“好……饿”越说道后面,声音越弱。
“饿就起来吃东西!”
“好!”
严星里呢喃地应了一句。
突然她想到了什么,猛地从床上坐了起来。
她惊恐地看着温路远,原来真的不是做梦,真的是他回来了。
温路远低声温柔地笑道,“干嘛这么看着我,不认识我了吗?”
下一秒,严星里整个人扑进他的怀里。眼睛微微涩,“你终于回来了。”
温路远伸手揉着她的头,“受委屈了吗?”
严星里点头又摇头,“没有!你回来就好了。”
“傻瓜!先吃东西吧。”
严星里从他的怀里退了出来,她是真的饿了。
温路远给她筷子,严星里大快朵颐起来,直到吃饱,她才感觉自己活了过来。
“胃还痛不痛?”温路远问她。
“不痛了!”吃了药就不怎么痛了,所以她才睡得着。
“那我们下楼下走走吧!”
“好呀!”刚好,她吃得很饱,刚好可以消消食。
医院的花园里,绿植都被雪覆盖了,花园里的人少之又少。或许是天气太冷了,大家都在室内活动了。

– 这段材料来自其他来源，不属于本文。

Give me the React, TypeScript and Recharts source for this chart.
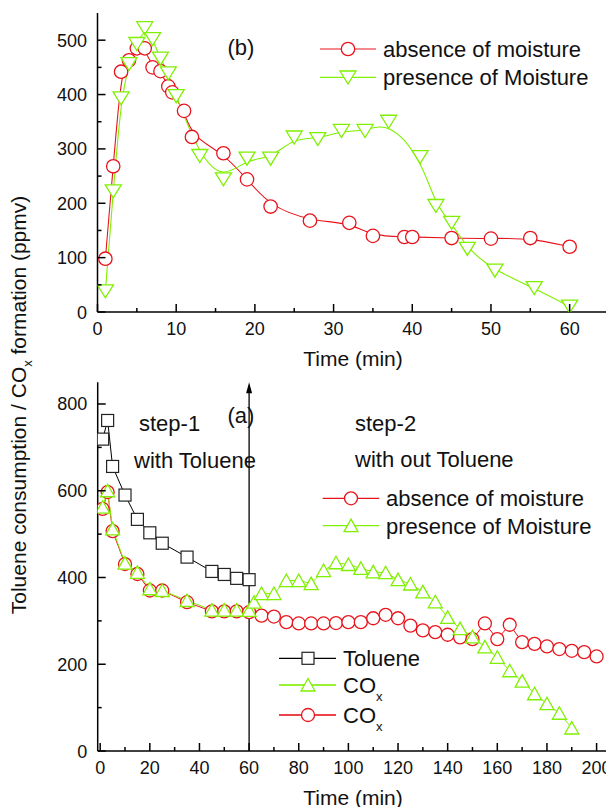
import React from 'react';
import { LineChart, Line, XAxis, YAxis, ReferenceLine } from 'recharts';

const RED = '#e8141c';
const GREEN = '#7ff000';
const FONT = '"Liberation Sans", Arial, Helvetica, sans-serif';

// ---- panel (b) ----
const bTimeAbsence = [1, 2, 3, 4, 5, 6, 7, 8, 9, 9.5, 11, 12, 16, 19, 22, 27, 32, 35, 39, 40, 45, 50, 55, 60];
const bAbsence = [98, 268, 442, 463, 485, 485, 450, 443, 415, 404, 370, 322, 292, 244, 194, 168, 164, 140, 138, 138, 136, 135, 136, 120];
const bTimePresence = [1, 2, 3, 4, 5, 6, 7, 8, 9, 10, 13, 16, 19, 22, 25, 28, 31, 34, 37, 41, 43, 45, 47, 50.5, 55.5, 60];
const bPresence = [38, 222, 393, 456, 493, 522, 502, 466, 439, 397, 287, 244, 282, 282, 321, 318, 333, 333, 350, 285, 195, 164, 116, 76, 44, 10];

// ---- panel (a) ----
const aTimeToluene = [1, 3, 5, 10, 15, 20, 25, 35, 45, 50, 55, 60];
const aToluene = [719, 762, 656, 590, 534, 503, 479, 447, 414, 407, 398, 395];
const aTimeAbsence = [1, 3, 5, 10, 15, 20, 25, 35, 45, 50, 55, 60, 65, 70, 75, 80, 85, 90, 95, 100, 105, 110, 115, 120, 125, 130, 135, 140, 145, 150, 155, 160, 165, 170, 175, 180, 185, 190, 195, 200];
const aAbsence = [558, 597, 507, 431, 408, 370, 370, 343, 322, 322, 322, 320, 312, 310, 297, 294, 294, 294, 295, 297, 297, 306, 314, 306, 289, 278, 274, 268, 262, 258, 294, 258, 291, 251, 247, 241, 235, 231, 228, 218];
const aTimePresence = [1, 3, 5, 10, 15, 20, 25, 35, 45, 50, 55, 60, 62, 65, 70, 75, 80, 85, 90, 95, 100, 105, 110, 115, 120, 125, 130, 135, 140, 145, 150, 155, 160, 165, 170, 175, 180, 185, 190];
const aPresence = [562, 600, 512, 433, 412, 374, 370, 347, 325, 325, 325, 324, 343, 363, 363, 393, 393, 386, 416, 434, 430, 421, 413, 411, 395, 385, 367, 344, 308, 282, 263, 240, 216, 185, 161, 132, 109, 87, 53];

// ---- ticks ----
const bXTicks = [0, 5, 10, 15, 20, 25, 30, 35, 40, 45, 50, 55, 60, 65];
const bYTicks = [0, 50, 100, 150, 200, 250, 300, 350, 400, 450, 500];
const aXTicks = [0, 10, 20, 30, 40, 50, 60, 70, 80, 90, 100, 110, 120, 130, 140, 150, 160, 170, 180, 190, 200];
const aYTicks = [0, 100, 200, 300, 400, 500, 600, 700, 800];

const zip = (xs: number[], ys: number[]) => xs.map((t, i) => ({ t, v: ys[i] }));

const bAbsenceData = zip(bTimeAbsence, bAbsence);
const bPresenceData = zip(bTimePresence, bPresence);
const aTolueneData = zip(aTimeToluene, aToluene);
const aAbsenceData = zip(aTimeAbsence, aAbsence);
const aPresenceData = zip(aTimePresence, aPresence);

const isMajor = (v: number, every: number) => Math.abs(v % every) < 1e-6;

const makeXTick = (every: number) => (props: any) => {
  const { x, y, payload } = props;
  const v = payload.value;
  const major = isMajor(v, every);
  return (
    <g>
      <line x1={x} y1={y} x2={x} y2={y - (major ? 8 : 4)} stroke="#000" strokeWidth={1.5} />
      {major && (
        <text x={x} y={y + 23} textAnchor="middle" fontSize={18} fontFamily={FONT} fill="#111">
          {v}
        </text>
      )}
    </g>
  );
};

const makeYTick = (every: number) => (props: any) => {
  const { x, y, payload } = props;
  const v = payload.value;
  const major = isMajor(v, every);
  return (
    <g>
      <line x1={x} y1={y} x2={x + (major ? 8 : 4)} y2={y} stroke="#000" strokeWidth={1.5} />
      {major && (
        <text x={x - 10.5} y={y + 6.5} textAnchor="end" fontSize={18} fontFamily={FONT} fill="#111">
          {v}
        </text>
      )}
    </g>
  );
};

const circleDot = (r: number, color: string) => (p: any) => (
  <circle key={`c${p.index}`} cx={p.cx} cy={p.cy} r={r} fill="#fff" stroke={color} strokeWidth={1.3} />
);
const downTriDot = (color: string) => (p: any) => (
  <polygon
    key={`d${p.index}`}
    points={`${p.cx - 8},${p.cy - 6.5} ${p.cx + 8},${p.cy - 6.5} ${p.cx},${p.cy + 6.5}`}
    fill="#fff"
    stroke={color}
    strokeWidth={1.3}
  />
);
const upTriDot = (color: string) => (p: any) => (
  <polygon
    key={`u${p.index}`}
    points={`${p.cx - 7},${p.cy + 6} ${p.cx + 7},${p.cy + 6} ${p.cx},${p.cy - 6.5}`}
    fill="#fff"
    stroke={color}
    strokeWidth={1.3}
  />
);
const squareDot = (color: string) => (p: any) => (
  <rect key={`s${p.index}`} x={p.cx - 6} y={p.cy - 6} width={12} height={12} fill="#fff" stroke={color} strokeWidth={1.2} />
);

const arrowShape = (p: any) => {
  const { x1, y1, x2, y2 } = p;
  const top = Math.min(y1, y2);
  const bottom = Math.max(y1, y2);
  return (
    <g>
      <line x1={x1} y1={top + 4} x2={x2} y2={bottom} stroke="#000" strokeWidth={1.3} />
      <polygon points={`${x1},${top} ${x1 - 3},${top + 11} ${x1 + 3},${top + 11}`} fill="#000" />
    </g>
  );
};

const axisLineStyle = { stroke: '#000', strokeWidth: 1.5 };

const TopChart = () => (
  <LineChart width={640} height={370} margin={{ top: 13, right: 31, left: 0, bottom: 18 }}>
    <XAxis
      dataKey="t"
      type="number"
      domain={[0, 65]}
      allowDataOverflow
      ticks={bXTicks}
      interval={0}
      tickSize={0}
      tickMargin={0}
      tickLine={false}
      tick={makeXTick(10)}
      axisLine={axisLineStyle}
      height={40}
    />
    <XAxis
      xAxisId="top"
      orientation="top"
      type="number"
      domain={[0, 65]}
      height={0}
      tick={false}
      tickLine={false}
      axisLine={axisLineStyle}
    />
    <YAxis
      type="number"
      domain={[0, 550]}
      allowDataOverflow
      ticks={bYTicks}
      interval={0}
      tickSize={0}
      tickMargin={0}
      tickLine={false}
      tick={makeYTick(100)}
      axisLine={axisLineStyle}
      width={97.5}
    />
    <Line
      data={bAbsenceData}
      dataKey="v"
      type="basis"
      stroke={RED}
      strokeWidth={1.1}
      dot={circleDot(6.7, RED)}
      isAnimationActive={false}
    />
    <Line
      data={bPresenceData}
      dataKey="v"
      type="basis"
      stroke={GREEN}
      strokeWidth={1.1}
      dot={downTriDot(GREEN)}
      isAnimationActive={false}
    />
  </LineChart>
);

const BottomChart = () => (
  <LineChart width={640} height={437} margin={{ top: 12.3, right: 31, left: 0, bottom: 16 }}>
    <XAxis
      dataKey="t"
      type="number"
      domain={[-1, 205]}
      allowDataOverflow
      ticks={aXTicks}
      interval={0}
      tickSize={0}
      tickMargin={0}
      tickLine={false}
      tick={makeXTick(20)}
      axisLine={axisLineStyle}
      height={40}
    />
    <XAxis
      xAxisId="top"
      orientation="top"
      type="number"
      domain={[-1, 205]}
      height={0}
      tick={false}
      tickLine={false}
      axisLine={axisLineStyle}
    />
    <YAxis
      type="number"
      domain={[0, 850]}
      allowDataOverflow
      ticks={aYTicks}
      interval={0}
      tickSize={0}
      tickMargin={0}
      tickLine={false}
      tick={makeYTick(200)}
      axisLine={axisLineStyle}
      width={97.7}
    />
    <Line
      data={aTolueneData}
      dataKey="v"
      type="linear"
      stroke="#000"
      strokeWidth={1}
      dot={squareDot('#222')}
      isAnimationActive={false}
    />
    <Line
      data={aAbsenceData}
      dataKey="v"
      type="linear"
      stroke={RED}
      strokeWidth={1}
      dot={circleDot(6.5, RED)}
      isAnimationActive={false}
    />
    <Line
      data={aPresenceData}
      dataKey="v"
      type="linear"
      stroke={GREEN}
      strokeWidth={1}
      dot={upTriDot(GREEN)}
      isAnimationActive={false}
    />
    <ReferenceLine x={60} stroke="#000" shape={arrowShape} />
  </LineChart>
);

const txt = (x: number, y: number, s: React.ReactNode, size = 22, anchor: any = 'start') => (
  <text x={x} y={y} fontSize={size} fontFamily={FONT} fill="#111" textAnchor={anchor}>
    {s}
  </text>
);

const Overlay = () => (
  <svg width={606} height={807} style={{ position: 'absolute', left: 0, top: 0, pointerEvents: 'none' }}>
    {/* Y axis title */}
    <g transform="rotate(-90 18.5 405)">
      <text x={18.5} y={412.5} fontSize={21} fontFamily={FONT} fill="#111" textAnchor="middle">
        Toluene consumption / CO
        <tspan fontSize={13} dy={6}>x</tspan>
        <tspan dy={-6}> formation (ppmv)</tspan>
      </text>
    </g>
    {/* X axis titles */}
    {txt(353, 365.5, 'Time (min)', 21, 'middle')}
    {txt(353, 805, 'Time (min)', 21, 'middle')}

    {/* panel (b) annotations */}
    {txt(241, 55, '(b)', 22, 'middle')}
    <line x1={320} y1={49} x2={376} y2={49} stroke={RED} strokeWidth={1.2} />
    <circle cx={348} cy={49} r={6.7} fill="#fff" stroke={RED} strokeWidth={1.3} />
    {txt(383, 57, 'absence of moisture')}
    <line x1={320} y1={77.3} x2={376} y2={77.3} stroke={GREEN} strokeWidth={1.2} />
    <polygon points={`340,71 356,71 348,84`} fill="#fff" stroke={GREEN} strokeWidth={1.3} />
    {txt(383, 85.3, 'presence of Moisture')}

    {/* panel (a) annotations */}
    {txt(241, 423, '(a)', 22, 'middle')}
    {txt(139, 431, 'step-1')}
    {txt(134, 468, 'with Toluene')}
    {txt(355, 430.6, 'step-2')}
    {txt(355, 467, 'with out Toluene')}

    <line x1={322.7} y1={498.3} x2={379.3} y2={498.3} stroke={RED} strokeWidth={1.2} />
    <circle cx={351} cy={498.3} r={6.5} fill="#fff" stroke={RED} strokeWidth={1.3} />
    {txt(386, 506.3, 'absence of moisture')}
    <line x1={322.7} y1={525.7} x2={379.3} y2={525.7} stroke={GREEN} strokeWidth={1.2} />
    <polygon points={`344,531.7 358,531.7 351,519.2`} fill="#fff" stroke={GREEN} strokeWidth={1.3} />
    {txt(386, 533.7, 'presence of Moisture')}

    <line x1={279} y1={658.3} x2={336} y2={658.3} stroke="#000" strokeWidth={1.2} />
    <rect x={302} y={652.3} width={12} height={12} fill="#fff" stroke="#222" strokeWidth={1.2} />
    {txt(343, 666.3, 'Toluene')}
    <line x1={279} y1={685} x2={336} y2={685} stroke={GREEN} strokeWidth={2} opacity={0.8} />
    <polygon points={`301,691 315,691 308,678.5`} fill="#fff" stroke={GREEN} strokeWidth={1.3} />
    <text x={343} y={693} fontSize={22} fontFamily={FONT} fill="#111">
      CO<tspan fontSize={13} dy={8}>x</tspan>
    </text>
    <line x1={279} y1={715} x2={336} y2={715} stroke={RED} strokeWidth={2} opacity={0.8} />
    <circle cx={308} cy={715} r={6.5} fill="#fff" stroke={RED} strokeWidth={1.3} />
    <text x={343} y={723} fontSize={22} fontFamily={FONT} fill="#111">
      CO<tspan fontSize={13} dy={8}>x</tspan>
    </text>
  </svg>
);

export default function App() {
  return (
    <div style={{ position: 'fixed', left: 0, top: 0, width: 606, height: 807, overflow: 'hidden', background: '#fff' }}>
      <div style={{ position: 'absolute', left: 0, top: 0 }}>
        <TopChart />
      </div>
      <div style={{ position: 'absolute', left: 0, top: 370 }}>
        <BottomChart />
      </div>
      <Overlay />
    </div>
  );
}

夕阳西下,橘红色的太阳照在白色的雪上,折射着层层光芒。
“好漂亮!”她感叹。
这是她成年后,自由的第一个冬天,她看了她旁边的男人,好像一切都不太糟糕。
“为什么看着我笑?”
温路远看着她脸上淡淡的笑意,这种笑意只有在温路远前面才会有,羌活的前面只有横眉冷对。
“开心呗!”
开心就笑,不开心就大叫。
反正她认为过不去的好像都会过去。
“你工作累吗?”她问。
她的工作她帮不上忙,但是关心还是可以表达一下的。
“挺好的,过一段时间我就要出国做植皮手术了,等我回来就结婚好不好?”
他不能再等了,好像有什么东西偏离他的轨道了,他要提前了。
严星里的脸一红,他这算是在给她求婚吗?
“我、”
她不知道怎么回答。
她这种人可以结婚吗?可以去过正常人的生活吗?
温路远打断了她,“没事,你不着急给我答案,如果我能手术成功的话,那你给我一个机会可以吗?”
不能逼得太急了,他心里有把握,她会答应的。
严星里咬了咬唇,总觉得他的话语有些失落,但是她又是真的不能给他答案。
她扯开话题,“我们到前面看看吧。”
她步伐有些乱的走在前面。
温路远随后跟上。
前面是一个凉亭,一个老大爷在拉着二胡。
二胡的声音哀怨、苍凉、丝丝缕缕、欲断又连。
严星里听着有种说不上来的难受。
这样的音乐跟地点,跟天气环境,相呼应,像是描写了人凄凄惨惨的一生。